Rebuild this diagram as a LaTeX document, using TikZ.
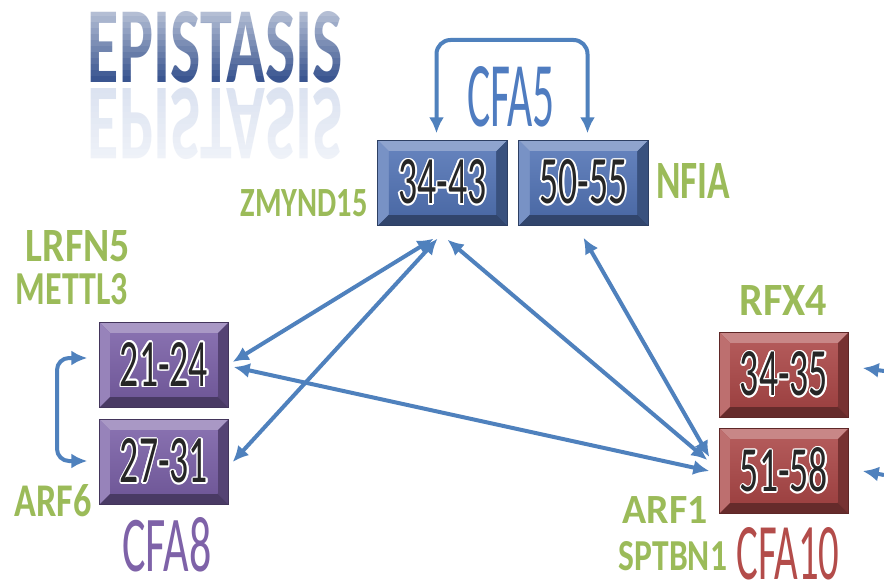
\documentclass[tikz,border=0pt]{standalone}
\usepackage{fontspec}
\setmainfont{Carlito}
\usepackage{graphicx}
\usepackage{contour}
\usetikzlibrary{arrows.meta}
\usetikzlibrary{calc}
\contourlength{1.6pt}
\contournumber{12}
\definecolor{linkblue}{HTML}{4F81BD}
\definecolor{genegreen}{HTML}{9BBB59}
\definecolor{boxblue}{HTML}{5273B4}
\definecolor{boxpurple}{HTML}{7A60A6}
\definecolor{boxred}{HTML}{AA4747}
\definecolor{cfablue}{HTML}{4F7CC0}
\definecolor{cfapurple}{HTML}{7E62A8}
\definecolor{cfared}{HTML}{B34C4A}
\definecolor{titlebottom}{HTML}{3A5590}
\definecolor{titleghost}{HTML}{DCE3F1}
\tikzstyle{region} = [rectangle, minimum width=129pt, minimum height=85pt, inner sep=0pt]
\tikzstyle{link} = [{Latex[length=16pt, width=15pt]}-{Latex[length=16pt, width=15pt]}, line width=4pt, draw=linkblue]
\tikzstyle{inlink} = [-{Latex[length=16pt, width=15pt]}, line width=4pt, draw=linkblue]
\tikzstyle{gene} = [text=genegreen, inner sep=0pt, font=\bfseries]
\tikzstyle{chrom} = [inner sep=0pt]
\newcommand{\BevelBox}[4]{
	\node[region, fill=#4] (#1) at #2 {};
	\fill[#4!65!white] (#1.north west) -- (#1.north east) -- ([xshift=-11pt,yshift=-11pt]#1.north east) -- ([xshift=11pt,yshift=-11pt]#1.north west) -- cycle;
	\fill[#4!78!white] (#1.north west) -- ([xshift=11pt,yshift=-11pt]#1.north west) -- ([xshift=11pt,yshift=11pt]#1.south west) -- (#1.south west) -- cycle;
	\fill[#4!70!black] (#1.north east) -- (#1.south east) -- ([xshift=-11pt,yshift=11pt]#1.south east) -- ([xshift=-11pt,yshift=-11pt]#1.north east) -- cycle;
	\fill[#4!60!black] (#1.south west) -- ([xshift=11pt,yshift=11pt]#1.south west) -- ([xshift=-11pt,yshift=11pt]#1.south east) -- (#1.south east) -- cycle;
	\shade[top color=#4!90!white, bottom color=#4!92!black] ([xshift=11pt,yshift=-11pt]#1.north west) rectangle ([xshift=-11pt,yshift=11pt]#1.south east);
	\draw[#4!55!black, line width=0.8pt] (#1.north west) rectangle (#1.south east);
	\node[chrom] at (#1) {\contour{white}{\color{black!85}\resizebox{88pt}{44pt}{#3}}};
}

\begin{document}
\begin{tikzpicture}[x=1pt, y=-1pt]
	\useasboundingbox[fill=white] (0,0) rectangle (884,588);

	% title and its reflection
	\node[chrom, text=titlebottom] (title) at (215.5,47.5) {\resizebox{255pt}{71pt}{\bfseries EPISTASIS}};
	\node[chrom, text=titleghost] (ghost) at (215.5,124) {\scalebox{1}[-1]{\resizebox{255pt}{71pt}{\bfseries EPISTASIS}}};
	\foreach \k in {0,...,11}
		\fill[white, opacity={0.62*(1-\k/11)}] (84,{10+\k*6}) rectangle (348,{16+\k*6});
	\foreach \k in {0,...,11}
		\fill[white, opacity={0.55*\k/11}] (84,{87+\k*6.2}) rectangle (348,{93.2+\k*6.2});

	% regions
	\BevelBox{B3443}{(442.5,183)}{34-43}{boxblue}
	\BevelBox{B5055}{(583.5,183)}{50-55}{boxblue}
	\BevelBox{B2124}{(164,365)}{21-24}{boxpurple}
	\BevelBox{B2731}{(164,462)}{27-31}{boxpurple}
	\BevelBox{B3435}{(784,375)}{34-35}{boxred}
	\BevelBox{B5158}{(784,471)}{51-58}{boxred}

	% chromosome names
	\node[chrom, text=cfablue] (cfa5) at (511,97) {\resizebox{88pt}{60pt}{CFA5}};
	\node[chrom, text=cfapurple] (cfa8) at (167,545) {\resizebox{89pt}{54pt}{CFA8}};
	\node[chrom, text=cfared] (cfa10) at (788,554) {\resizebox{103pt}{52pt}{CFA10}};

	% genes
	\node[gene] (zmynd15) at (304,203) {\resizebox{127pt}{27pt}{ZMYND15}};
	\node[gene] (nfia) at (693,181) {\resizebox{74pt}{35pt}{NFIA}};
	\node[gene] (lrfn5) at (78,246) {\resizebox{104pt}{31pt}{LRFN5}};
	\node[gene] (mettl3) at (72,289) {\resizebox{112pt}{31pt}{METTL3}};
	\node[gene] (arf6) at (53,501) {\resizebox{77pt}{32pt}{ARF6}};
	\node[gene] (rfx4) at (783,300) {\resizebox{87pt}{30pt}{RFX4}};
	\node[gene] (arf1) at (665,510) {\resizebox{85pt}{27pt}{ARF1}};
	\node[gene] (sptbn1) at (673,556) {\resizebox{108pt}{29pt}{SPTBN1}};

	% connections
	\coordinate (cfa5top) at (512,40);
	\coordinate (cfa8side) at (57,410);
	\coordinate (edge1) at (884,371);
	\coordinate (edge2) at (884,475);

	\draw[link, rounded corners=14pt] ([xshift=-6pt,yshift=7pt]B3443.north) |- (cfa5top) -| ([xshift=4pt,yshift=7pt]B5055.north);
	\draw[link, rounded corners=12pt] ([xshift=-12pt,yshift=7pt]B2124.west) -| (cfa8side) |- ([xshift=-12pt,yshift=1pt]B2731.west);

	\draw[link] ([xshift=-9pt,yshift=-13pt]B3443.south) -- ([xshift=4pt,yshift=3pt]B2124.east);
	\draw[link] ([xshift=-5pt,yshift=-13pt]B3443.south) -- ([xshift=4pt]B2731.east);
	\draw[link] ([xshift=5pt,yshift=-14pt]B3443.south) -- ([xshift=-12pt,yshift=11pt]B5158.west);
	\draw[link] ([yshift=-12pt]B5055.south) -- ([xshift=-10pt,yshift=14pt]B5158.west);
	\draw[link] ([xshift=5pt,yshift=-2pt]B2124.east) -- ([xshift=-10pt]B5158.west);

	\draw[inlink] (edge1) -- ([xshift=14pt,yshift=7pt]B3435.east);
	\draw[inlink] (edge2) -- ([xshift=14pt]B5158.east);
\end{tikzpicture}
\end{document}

_ _ _ _

Take the listing above and print it exactly, apart from the pictures.

Rebuild this diagram as a LaTeX document, using TikZ.
\documentclass[tikz,border=0pt]{standalone}
\usepackage{fontspec}
\setmainfont{Carlito}
\usepackage{graphicx}
\usepackage{contour}
\usetikzlibrary{arrows.meta}
\usetikzlibrary{calc}
\contourlength{1.6pt}
\contournumber{12}
\definecolor{linkblue}{HTML}{4F81BD}
\definecolor{genegreen}{HTML}{9BBB59}
\definecolor{boxblue}{HTML}{5273B4}
\definecolor{boxpurple}{HTML}{7A60A6}
\definecolor{boxred}{HTML}{AA4747}
\definecolor{cfablue}{HTML}{4F7CC0}
\definecolor{cfapurple}{HTML}{7E62A8}
\definecolor{cfared}{HTML}{B34C4A}
\definecolor{titlebottom}{HTML}{3A5590}
\definecolor{titleghost}{HTML}{DCE3F1}
\tikzstyle{region} = [rectangle, minimum width=129pt, minimum height=85pt, inner sep=0pt]
\tikzstyle{link} = [{Latex[length=16pt, width=15pt]}-{Latex[length=16pt, width=15pt]}, line width=4pt, draw=linkblue]
\tikzstyle{inlink} = [-{Latex[length=16pt, width=15pt]}, line width=4pt, draw=linkblue]
\tikzstyle{gene} = [text=genegreen, inner sep=0pt, font=\bfseries]
\tikzstyle{chrom} = [inner sep=0pt]
\newcommand{\BevelBox}[4]{
	\node[region, fill=#4] (#1) at #2 {};
	\fill[#4!65!white] (#1.north west) -- (#1.north east) -- ([xshift=-11pt,yshift=-11pt]#1.north east) -- ([xshift=11pt,yshift=-11pt]#1.north west) -- cycle;
	\fill[#4!78!white] (#1.north west) -- ([xshift=11pt,yshift=-11pt]#1.north west) -- ([xshift=11pt,yshift=11pt]#1.south west) -- (#1.south west) -- cycle;
	\fill[#4!70!black] (#1.north east) -- (#1.south east) -- ([xshift=-11pt,yshift=11pt]#1.south east) -- ([xshift=-11pt,yshift=-11pt]#1.north east) -- cycle;
	\fill[#4!60!black] (#1.south west) -- ([xshift=11pt,yshift=11pt]#1.south west) -- ([xshift=-11pt,yshift=11pt]#1.south east) -- (#1.south east) -- cycle;
	\shade[top color=#4!90!white, bottom color=#4!92!black] ([xshift=11pt,yshift=-11pt]#1.north west) rectangle ([xshift=-11pt,yshift=11pt]#1.south east);
	\draw[#4!55!black, line width=0.8pt] (#1.north west) rectangle (#1.south east);
	\node[chrom] at (#1) {\contour{white}{\color{black!85}\resizebox{88pt}{44pt}{#3}}};
}

\begin{document}
\begin{tikzpicture}[x=1pt, y=-1pt]
	\useasboundingbox[fill=white] (0,0) rectangle (884,588);

	% title and its reflection
	\node[chrom, text=titlebottom] (title) at (215.5,47.5) {\resizebox{255pt}{71pt}{\bfseries EPISTASIS}};
	\node[chrom, text=titleghost] (ghost) at (215.5,124) {\scalebox{1}[-1]{\resizebox{255pt}{71pt}{\bfseries EPISTASIS}}};
	\foreach \k in {0,...,11}
		\fill[white, opacity={0.62*(1-\k/11)}] (84,{10+\k*6}) rectangle (348,{16+\k*6});
	\foreach \k in {0,...,11}
		\fill[white, opacity={0.55*\k/11}] (84,{87+\k*6.2}) rectangle (348,{93.2+\k*6.2});

	% regions
	\BevelBox{B3443}{(442.5,183)}{34-43}{boxblue}
	\BevelBox{B5055}{(583.5,183)}{50-55}{boxblue}
	\BevelBox{B2124}{(164,365)}{21-24}{boxpurple}
	\BevelBox{B2731}{(164,462)}{27-31}{boxpurple}
	\BevelBox{B3435}{(784,375)}{34-35}{boxred}
	\BevelBox{B5158}{(784,471)}{51-58}{boxred}

	% chromosome names
	\node[chrom, text=cfablue] (cfa5) at (511,97) {\resizebox{88pt}{60pt}{CFA5}};
	\node[chrom, text=cfapurple] (cfa8) at (167,545) {\resizebox{89pt}{54pt}{CFA8}};
	\node[chrom, text=cfared] (cfa10) at (788,554) {\resizebox{103pt}{52pt}{CFA10}};

	% genes
	\node[gene] (zmynd15) at (304,203) {\resizebox{127pt}{27pt}{ZMYND15}};
	\node[gene] (nfia) at (693,181) {\resizebox{74pt}{35pt}{NFIA}};
	\node[gene] (lrfn5) at (78,246) {\resizebox{104pt}{31pt}{LRFN5}};
	\node[gene] (mettl3) at (72,289) {\resizebox{112pt}{31pt}{METTL3}};
	\node[gene] (arf6) at (53,501) {\resizebox{77pt}{32pt}{ARF6}};
	\node[gene] (rfx4) at (783,300) {\resizebox{87pt}{30pt}{RFX4}};
	\node[gene] (arf1) at (665,510) {\resizebox{85pt}{27pt}{ARF1}};
	\node[gene] (sptbn1) at (673,556) {\resizebox{108pt}{29pt}{SPTBN1}};

	% connections
	\coordinate (cfa5top) at (512,40);
	\coordinate (cfa8side) at (57,410);
	\coordinate (edge1) at (884,371);
	\coordinate (edge2) at (884,475);

	\draw[link, rounded corners=14pt] ([xshift=-6pt,yshift=7pt]B3443.north) |- (cfa5top) -| ([xshift=4pt,yshift=7pt]B5055.north);
	\draw[link, rounded corners=12pt] ([xshift=-12pt,yshift=7pt]B2124.west) -| (cfa8side) |- ([xshift=-12pt,yshift=1pt]B2731.west);

	\draw[link] ([xshift=-9pt,yshift=-13pt]B3443.south) -- ([xshift=4pt,yshift=3pt]B2124.east);
	\draw[link] ([xshift=-5pt,yshift=-13pt]B3443.south) -- ([xshift=4pt]B2731.east);
	\draw[link] ([xshift=5pt,yshift=-14pt]B3443.south) -- ([xshift=-12pt,yshift=11pt]B5158.west);
	\draw[link] ([yshift=-12pt]B5055.south) -- ([xshift=-10pt,yshift=14pt]B5158.west);
	\draw[link] ([xshift=5pt,yshift=-2pt]B2124.east) -- ([xshift=-10pt]B5158.west);

	\draw[inlink] (edge1) -- ([xshift=14pt,yshift=7pt]B3435.east);
	\draw[inlink] (edge2) -- ([xshift=14pt]B5158.east);
\end{tikzpicture}
\end{document}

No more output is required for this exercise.